PiS w deklaracji wyborczej klaruje, jak rozumie swoją "samorządową służbę": "dość jałowych, pustych sporów i wielkiej polityki" – czytamy i tylko tych, którzy przez ostatnich osiem lat żyli pod kamieniem, może ogarnąć czułe wzruszenie. Bo PiS ma tutaj zerową wiarygodność, a rzecz idzie tylko o to, by się w samorządzie utrzymać.

Prognozy zaś nie są dla PiS optymistyczne. Z siedmiu województw mogą się Kaczyńskiemu ostać – przy dobrych wiatrach – trzy: podkarpackie, lubelskie i świętokrzyskie, a przy złych tylko Podkarpacie. Miasta zawsze, nawet w szczycie krajowej potęgi, były dla PiS stracone, tu się nic nie zmienia. 

Paliwem dla koalicji rządzącej będą tymczasem odblokowane z KPO i polityki spójności fundusze, z których samorządy będą w końcu korzystać. Premier przekonuje też, że wygrana na szczeblu lokalnym partii demokratycznych to gwarancja "autentycznej samorządności" i dopełnienie zwycięstwa z 15 października, ciąg dalszy walki z autokratycznymi zapędami Kaczyńskiego.

Sondażowo PO rośnie, PiS słabnie, w większości lutowych badań spadł na drugą pozycję, oddając koszulkę lidera formacji Tuska.
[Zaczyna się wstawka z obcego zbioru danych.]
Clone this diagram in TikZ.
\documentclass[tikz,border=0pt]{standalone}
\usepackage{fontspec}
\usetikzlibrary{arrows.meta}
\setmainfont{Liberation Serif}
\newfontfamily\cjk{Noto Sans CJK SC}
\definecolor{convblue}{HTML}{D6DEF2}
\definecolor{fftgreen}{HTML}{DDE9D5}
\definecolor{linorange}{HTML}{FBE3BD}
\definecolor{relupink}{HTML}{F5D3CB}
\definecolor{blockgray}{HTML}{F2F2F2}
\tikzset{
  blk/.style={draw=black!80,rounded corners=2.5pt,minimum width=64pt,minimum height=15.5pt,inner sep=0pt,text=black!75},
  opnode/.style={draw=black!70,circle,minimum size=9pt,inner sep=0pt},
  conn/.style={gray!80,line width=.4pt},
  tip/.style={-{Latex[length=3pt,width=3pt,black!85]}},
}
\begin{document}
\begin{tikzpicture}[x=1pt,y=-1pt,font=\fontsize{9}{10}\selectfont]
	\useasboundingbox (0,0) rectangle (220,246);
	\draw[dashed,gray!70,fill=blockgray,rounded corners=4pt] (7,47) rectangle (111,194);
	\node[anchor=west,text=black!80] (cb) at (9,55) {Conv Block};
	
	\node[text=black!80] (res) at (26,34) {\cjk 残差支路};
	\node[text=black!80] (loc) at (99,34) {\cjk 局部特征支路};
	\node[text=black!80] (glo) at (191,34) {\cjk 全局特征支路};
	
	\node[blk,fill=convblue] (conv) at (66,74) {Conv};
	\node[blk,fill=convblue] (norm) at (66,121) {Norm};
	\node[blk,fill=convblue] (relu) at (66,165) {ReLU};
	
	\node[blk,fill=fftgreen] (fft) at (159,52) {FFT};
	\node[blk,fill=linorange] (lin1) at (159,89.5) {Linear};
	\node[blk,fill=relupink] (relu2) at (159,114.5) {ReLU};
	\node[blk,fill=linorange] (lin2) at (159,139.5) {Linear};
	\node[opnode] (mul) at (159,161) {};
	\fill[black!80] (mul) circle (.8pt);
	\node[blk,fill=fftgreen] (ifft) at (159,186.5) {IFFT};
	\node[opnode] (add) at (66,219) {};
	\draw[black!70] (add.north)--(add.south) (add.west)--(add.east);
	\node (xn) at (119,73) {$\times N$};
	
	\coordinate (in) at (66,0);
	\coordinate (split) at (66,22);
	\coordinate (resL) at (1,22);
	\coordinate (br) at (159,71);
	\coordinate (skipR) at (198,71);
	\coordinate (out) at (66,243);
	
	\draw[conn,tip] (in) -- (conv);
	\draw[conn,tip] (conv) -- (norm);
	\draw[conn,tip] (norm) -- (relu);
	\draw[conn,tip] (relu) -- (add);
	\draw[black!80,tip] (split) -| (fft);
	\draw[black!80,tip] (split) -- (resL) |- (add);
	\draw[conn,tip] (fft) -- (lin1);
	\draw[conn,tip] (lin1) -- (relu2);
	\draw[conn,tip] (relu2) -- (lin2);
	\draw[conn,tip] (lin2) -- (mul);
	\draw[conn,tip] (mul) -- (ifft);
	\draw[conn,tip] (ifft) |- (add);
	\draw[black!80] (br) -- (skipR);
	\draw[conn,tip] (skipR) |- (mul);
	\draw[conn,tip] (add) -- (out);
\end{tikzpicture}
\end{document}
Przebieranie się w owczą skórę może PiS nie pomóc, jeśli chodzi o wyborcze wyniki, ale pokazuje zmianę marketingowych tendencji.

Radykalizm początku kadencji ewidentnie nie wypalił. Awantura z Kamińskim i Wąsikiem przed Sejmem zamiast zysków, przyniosła wizerunkowe straty. Dziwaczne, aberracyjne wypowiedzi prezesa Kaczyńskiego, np. o "zabójstwach politycznych", pogłębiły problem, grożąc dalszą demobilizacją wyborców.
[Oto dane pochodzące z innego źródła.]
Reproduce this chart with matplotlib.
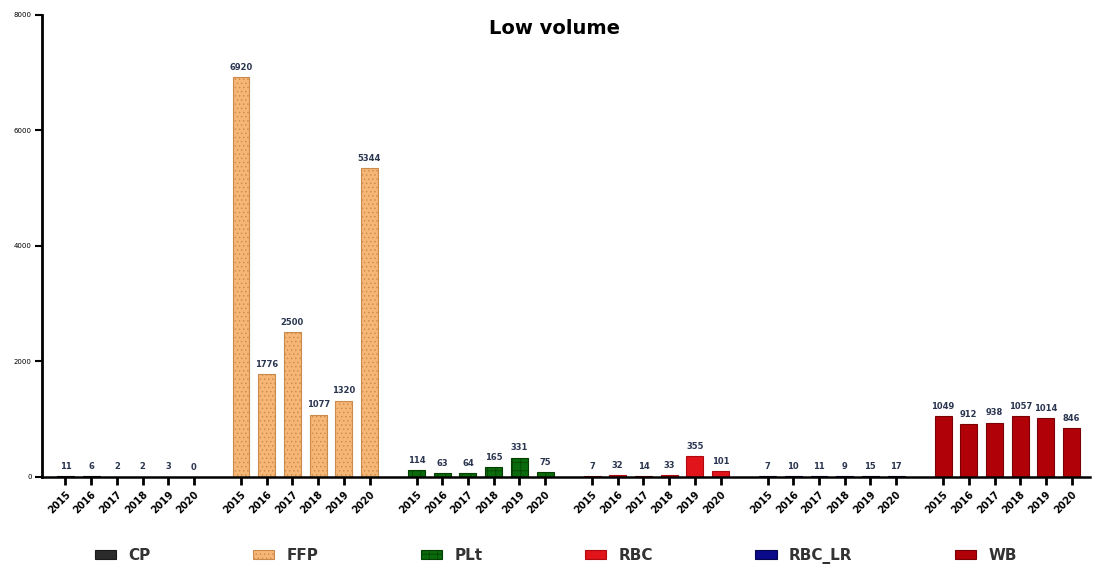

Kto wierzy w zwycięstwo PiS

PiS nie ma też co ludziom dać. A przecież przez lata prowadził kampanie wyborcze oferując zaspokojenie interesów ekonomicznych poszczególnych grup społecznych. To zaś może oznaczać, że przy Kaczyńskim zostaną tylko ci, którym odpowiada program PiS, poddają się lękom przez tę partię kreowanym i widzą w Tusku samego diabła.

To może dać poparcie rzędu dwudziestu kilku procent, gdy tymczasem jeszcze na początku roku celem PiS było niedopuszczenie do spadku poparcia poniżej 30 proc., dziś cel mało realny do osiągnięcia. Przegrana zaś jeszcze pogorszy nastroje w partii, które i tak są minorowe – świadczyły o tym zresztą miny uczestników konwencji w Szeligach.
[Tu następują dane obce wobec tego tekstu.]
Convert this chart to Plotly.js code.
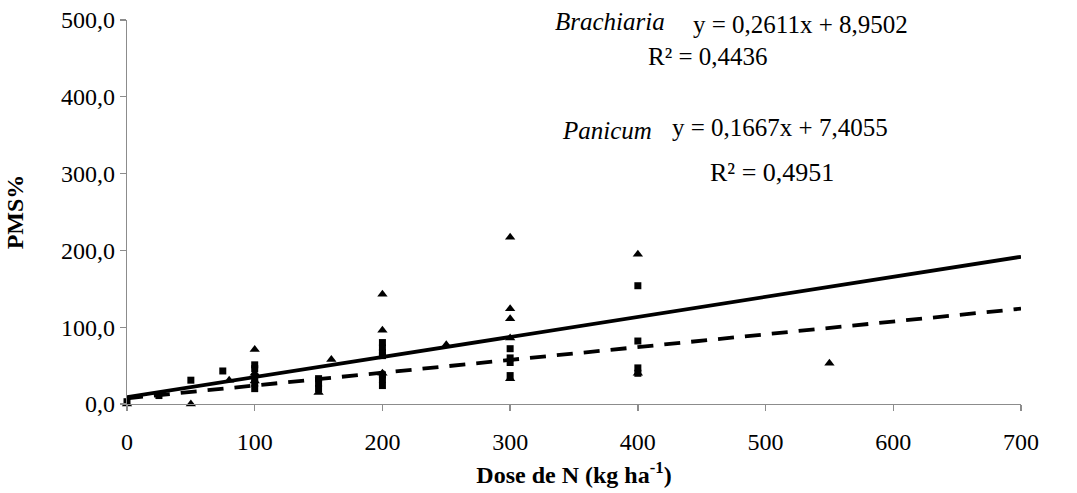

Próżno było szukać wśród publiczności rozentuzjazmowanych twarzy i wiary w zwycięstwo. Raczej rysował się na nich niepokój przed nieuchronną i kolejną katastrofą. Stąd też, jak się można domyślać, wyprzedzający ruch prezesa, który raz jeszcze poruszył kwestię swojego odejścia na polityczną emeryturę, wyraził się w tej sprawie jasno i nikomu nie pozostawił złudzeń, że to nie wyniki wyborów do samorządu i PE będą decydować o jego losie jako przywódcy PiS. 

– Mam siły, mam plan polityczny, zostaję, walczymy dalej – oznajmił w wywiadzie dla tygodnika "Sieci", eksportując tym samym wcześniejsze swoje obietnice o rezygnacji z funkcji prezesa partii na śmietnik historii. Każdy, kto o Kaczyńskim tylko choć trochę słyszał w mediach, nie powinien być zaskoczony.

Klakierzy natychmiast przystąpili do swej zwyczajowej roboty, wpisy w stylu Jarząbka, trenera drugiej klasy, niosły się po mediach społecznościowych, a Joachim Brudziński uświadamiał Tuskowi, że jego nadzieja na to, iż "odejście Kaczyńskiego otworzy drogę do dezintegracji naszego środowiska politycznego, były i są naiwnym chciejstwem".

I znowu zapomniano podłożyć śmiech z puszki. Zdumiewające przeoczenie.